1781 erhielten Muslime durch das Toleranzpatent von Kaiser Joseph II. Religionsfreiheit. 1912 verabschiedete Österreich als erstes Land Europas ein Islamgesetz, mit dem die muslimische Glaubensgemeinschaft dieselben Rechte und denselben Schutz wie andere Religionen erhielt.

Die Autoren wischen mit ihrem Buch allerdings nicht alle Bedenken, die es in der Bevölkerung gibt, einfach vom Tisch. Sie versuchen auch der Frage auf den Grund zu gehen, warum die gefühlte von der tatsächlichen Realität manchmal weit entfernt ist. Was die Muslimen anbelangt, zeigen sie zum Beispiel auf, dass deren Anzahl in den vergangenen Jahrzehnten tatsächlich massiv angewachsen ist. 1964 lebten an die 8000 Muslime in Österreich. Heute sind es etwas mehr als 500.000.

Das Verhüllen des Haares gilt meist als Pflicht

Viele der islamischen Frauen tragen Kopftuch, ein zentrales Motiv in der Integrationsdebatte. "Kopftuchtragen ist keine religiöse Pflicht", wird dem oft entgegengehalten. Doch wer kennt schon die relevanten Passagen im Koran? Das Handbuch zitiert sie, eine nach der anderen. Auch das ist äußerst brauchbares Material in unangenehmen Diskussionen. Wobei die Autoren festhalten, dass unter Islamgelehrten zwar weitgehende Einigkeit darüber herrscht, dass zumindest das Verhüllen des Haares einem religiösen Gebot entspricht, wie weit dieses Gebot aber geht und welche weiteren Körperpartien es einschließt, sei auch innerhalb der Religionsgemeinschaft Gegenstand anhaltender Diskussionen.

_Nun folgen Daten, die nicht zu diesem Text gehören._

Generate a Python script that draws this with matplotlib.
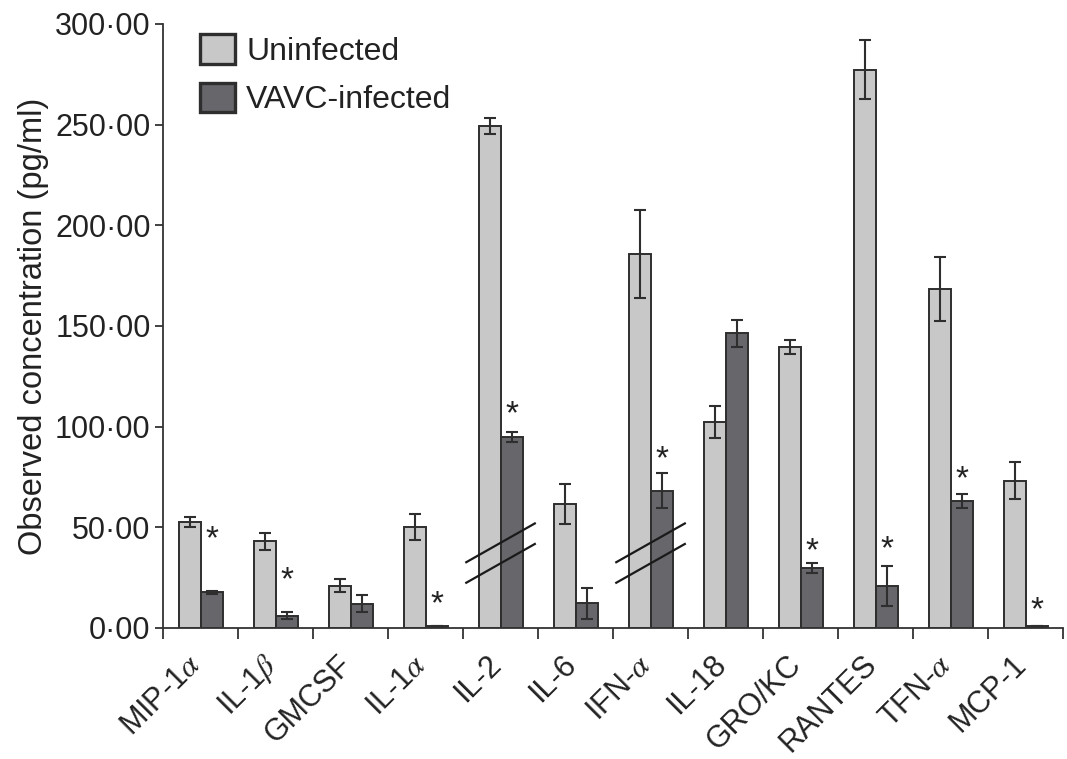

Interessant ist allerdings folgendes Detail: In Ägypten waren die heutigen Großmütter überwiegend unverschleiert und konnten in ihrer Jugend ihre Ehemänner frei wählen. Ihre Töchter und Enkelinnen tragen hingegen das Kopftuch und bevorzugen die traditionelle Eheschließung unter Vermittlung der Eltern. Eine wichtige Rolle bei diesem Wandel haben Fernsehsender aus den Golfstaaten. Sie strahlen Sendungen mit meist konservativen Inhalten aus. So führt ein modernes Medium zu Rückwärtsgewandtheit.